* _Aim_: Retype every line from the start of the data down to and including the line with "width=341pt, minimum height=153pt]". Skip the pictures.

* _Dataset extract_:
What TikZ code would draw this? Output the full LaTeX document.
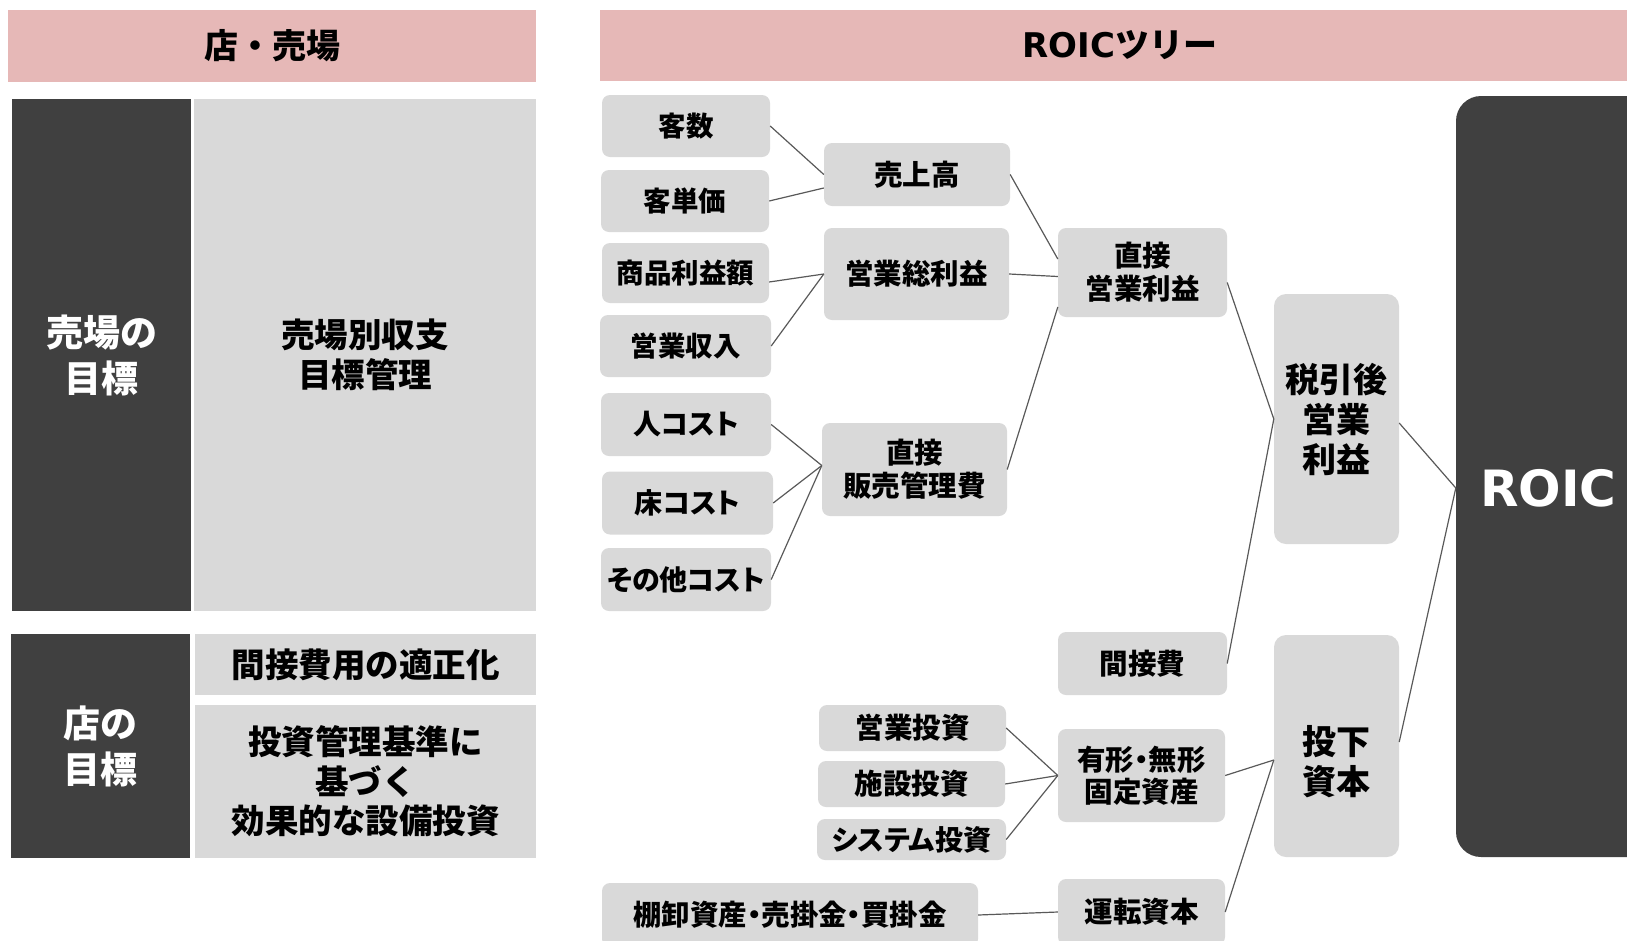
\documentclass[tikz,border=0pt]{standalone}
\usepackage{fontspec}
\newfontfamily\jp{Noto Sans CJK JP}
\newfontfamily\jpp{Noto Sans CJK JP}[RawFeature=+palt]
\newfontfamily\lat{DejaVu Sans}
\usetikzlibrary{calc}
\definecolor{pinkh}{HTML}{E6B8B7}
\definecolor{lgray}{HTML}{D9D9D9}
\definecolor{dgray}{HTML}{404040}
\definecolor{lnc}{HTML}{595959}
\begin{document}
\begin{tikzpicture}[x=1pt,y=-1pt,
  every node/.style={inner sep=0pt, align=center},
  hdr/.style={fill=pinkh, font=\jp\bfseries\fontsize{34}{40}\selectfont},
  darkcell/.style={fill=dgray, text=white, font=\jp\bfseries\fontsize{37}{46}\selectfont},
  lightcell/.style={fill=lgray, font=\jp\bfseries\fontsize{33.5}{39.5}\selectfont},
  leaf/.style={fill=lgray, rounded corners=8pt, font=\jp\bfseries\fontsize{27.5}{33}\selectfont},
  kleaf/.style={leaf, font=\jpp\bfseries\fontsize{28}{33}\selectfont},
  mid/.style={fill=lgray, rounded corners=8pt, font=\jp\bfseries\fontsize{28.5}{33}\selectfont},
  kmid/.style={mid, font=\jpp\bfseries\fontsize{28.5}{32}\selectfont},
  big/.style={fill=lgray, rounded corners=12pt},
  bigtext/.style={font=\jp\bfseries\fontsize{34}{40}\selectfont},
  conn/.style={draw=lnc, line width=1.2pt},
]
\useasboundingbox (0,0) rectangle (1627,940);
\clip (0,0) rectangle (1627,940);

% ---- left panel ----
\node[hdr, minimum width=528pt, minimum height=72pt] (hdrL) at (272,46) {店・売場};
\node[darkcell, minimum width=179pt, minimum height=512pt] (dark1) at (101.5,355) {売場の\\目標};
\node[lightcell, minimum width=342pt, minimum height=512pt] (light1) at (365,355) {売場別収支\\目標管理};
\node[darkcell, minimum width=179pt, minimum height=224pt] (dark2) at (100.5,746) {店の\\目標};
\node[lightcell, minimum width=341pt, minimum height=61pt] (light2) at (365.5,664.5) {間接費用の適正化};
\node[lightcell, minimum width=341pt, minimum height=153pt] (light3) at (365.5,781.5) {投資管理基準に\\基づく\\効果的な設備投資};

% ---- right header ----
\node[hdr, minimum width=1040pt, minimum height=71pt] (hdrR) at (1120,45.5) {{\lat\bfseries ROIC}ツリー};

% ---- tree: leaves ----
\node[leaf, minimum width=168pt, minimum height=62pt] (kyakusu) at (686,126) {客数};
\node[leaf, minimum width=168pt, minimum height=62pt] (kyakutanka) at (685,201) {客単価};
\node[leaf, minimum width=167pt, minimum height=60pt] (shohin) at (685.5,273) {商品利益額};
\node[leaf, minimum width=171pt, minimum height=62pt] (eigyoshunyu) at (685.5,346) {営業収入};
\node[kleaf, minimum width=170pt, minimum height=63pt] (hito) at (686,424.5) {人コスト};
\node[kleaf, minimum width=171pt, minimum height=63pt] (yuka) at (687.5,503) {床コスト};
\node[kleaf, minimum width=170pt, minimum height=63pt] (sonota) at (686,579.5) {その他コスト};

% ---- tree: middle ----
\node[mid, minimum width=186pt, minimum height=63pt] (uriage) at (917,174.5) {売上高};
\node[mid, minimum width=185pt, minimum height=92pt] (sorieki) at (916.5,274) {営業総利益};
\node[mid, minimum width=185pt, minimum height=93pt] (hankan) at (914.5,469.5) {直接\\販売管理費};
\node[mid, minimum width=169pt, minimum height=89pt] (chokueigyo) at (1142.5,272.5) {直接\\営業利益};
\node[mid, minimum width=169pt, minimum height=63pt] (kansetsu) at (1142.5,663.5) {間接費};

\node[leaf, font=\jp\bfseries\fontsize{28.5}{33}\selectfont, minimum width=187pt, minimum height=46pt] (eigyotoshi) at (912.5,728) {営業投資};
\node[leaf, font=\jp\bfseries\fontsize{28.5}{33}\selectfont, minimum width=187pt, minimum height=46pt] (shisetsu) at (911.5,784) {施設投資};
\node[kleaf, minimum width=189pt, minimum height=41pt] (system) at (911.5,839.5) {システム投資};
\node[kmid, minimum width=167pt, minimum height=93pt] (yukei) at (1141.5,775.5) {有形・無形\\固定資産};
\node[mid, minimum width=167pt, minimum height=66pt] (unten) at (1141.5,912) {運転資本};
\node[kmid, minimum width=376pt, minimum height=64pt] (tana) at (790,915) {棚卸資産・売掛金・買掛金};

% ---- tree: right ----
\node[big, bigtext, minimum width=125pt, minimum height=250pt] (zeibiki) at (1336.5,419) {税引後\\営業\\利益};
\node[big, minimum width=125pt, minimum height=222pt] (toka) at (1336.5,746) {};
\node[bigtext] (tokat) at (1336.5,762) {投下\\資本};
\node[fill=dgray, rounded corners=25pt, minimum width=200pt, minimum height=761pt] (roic) at (1556,476.5) {};
\node[text=white, font=\lat\bfseries\fontsize{50}{56}\selectfont] (roict) at (1548.5,488) {ROIC};

% ---- connectors ----
\draw[conn] (kyakusu.east) -- (uriage.west);
\draw[conn] (kyakutanka.east) -- ($(uriage.west)+(0,13.5)$);
\draw[conn] ($(shohin.east)+(0,9)$) -- (sorieki.west);
\draw[conn] (eigyoshunyu.east) -- (sorieki.west);
\draw[conn] (hito.east) -- ($(hankan.west)+(0,-4)$);
\draw[conn] (yuka.east) -- ($(hankan.west)+(0,-4)$);
\draw[conn] (sonota.east) -- ($(hankan.west)+(0,-4)$);
\draw[conn] (uriage.east) -- ($(chokueigyo.west)+(0,-13.5)$);
\draw[conn] (sorieki.east) -- ($(chokueigyo.west)+(0,4)$);
\draw[conn] (hankan.east) -- ($(chokueigyo.west)+(0,34.5)$);
\draw[conn] ($(chokueigyo.east)+(0,10)$) -- (zeibiki.west);
\draw[conn] (kansetsu.east) -- (zeibiki.west);
\draw[conn] ($(zeibiki.east)+(0,4)$) -- ($(roic.west)+(0,11.5)$);
\draw[conn] ($(toka.east)+(0,-4)$) -- ($(roic.west)+(0,11.5)$);
\draw[conn] (eigyotoshi.east) -- (yukei.west);
\draw[conn] (shisetsu.east) -- (yukei.west);
\draw[conn] (system.east) -- (yukei.west);
\draw[conn] (yukei.east) -- ($(toka.west)+(0,14)$);
\draw[conn] (unten.east) -- ($(toka.west)+(0,14)$);
\draw[conn] (tana.east) -- (unten.west);
\end{tikzpicture}
\end{document}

* _Result below_:
What TikZ code would draw this? Output the full LaTeX document.
\documentclass[tikz,border=0pt]{standalone}
\usepackage{fontspec}
\newfontfamily\jp{Noto Sans CJK JP}
\newfontfamily\jpp{Noto Sans CJK JP}[RawFeature=+palt]
\newfontfamily\lat{DejaVu Sans}
\usetikzlibrary{calc}
\definecolor{pinkh}{HTML}{E6B8B7}
\definecolor{lgray}{HTML}{D9D9D9}
\definecolor{dgray}{HTML}{404040}
\definecolor{lnc}{HTML}{595959}
\begin{document}
\begin{tikzpicture}[x=1pt,y=-1pt,
  every node/.style={inner sep=0pt, align=center},
  hdr/.style={fill=pinkh, font=\jp\bfseries\fontsize{34}{40}\selectfont},
  darkcell/.style={fill=dgray, text=white, font=\jp\bfseries\fontsize{37}{46}\selectfont},
  lightcell/.style={fill=lgray, font=\jp\bfseries\fontsize{33.5}{39.5}\selectfont},
  leaf/.style={fill=lgray, rounded corners=8pt, font=\jp\bfseries\fontsize{27.5}{33}\selectfont},
  kleaf/.style={leaf, font=\jpp\bfseries\fontsize{28}{33}\selectfont},
  mid/.style={fill=lgray, rounded corners=8pt, font=\jp\bfseries\fontsize{28.5}{33}\selectfont},
  kmid/.style={mid, font=\jpp\bfseries\fontsize{28.5}{32}\selectfont},
  big/.style={fill=lgray, rounded corners=12pt},
  bigtext/.style={font=\jp\bfseries\fontsize{34}{40}\selectfont},
  conn/.style={draw=lnc, line width=1.2pt},
]
\useasboundingbox (0,0) rectangle (1627,940);
\clip (0,0) rectangle (1627,940);

% ---- left panel ----
\node[hdr, minimum width=528pt, minimum height=72pt] (hdrL) at (272,46) {店・売場};
\node[darkcell, minimum width=179pt, minimum height=512pt] (dark1) at (101.5,355) {売場の\\目標};
\node[lightcell, minimum width=342pt, minimum height=512pt] (light1) at (365,355) {売場別収支\\目標管理};
\node[darkcell, minimum width=179pt, minimum height=224pt] (dark2) at (100.5,746) {店の\\目標};
\node[lightcell, minimum width=341pt, minimum height=61pt] (light2) at (365.5,664.5) {間接費用の適正化};
\node[lightcell, minimum width=341pt, minimum height=153pt] (light3) at (365.5,781.5) {投資管理基準に\\基づく\\効果的な設備投資};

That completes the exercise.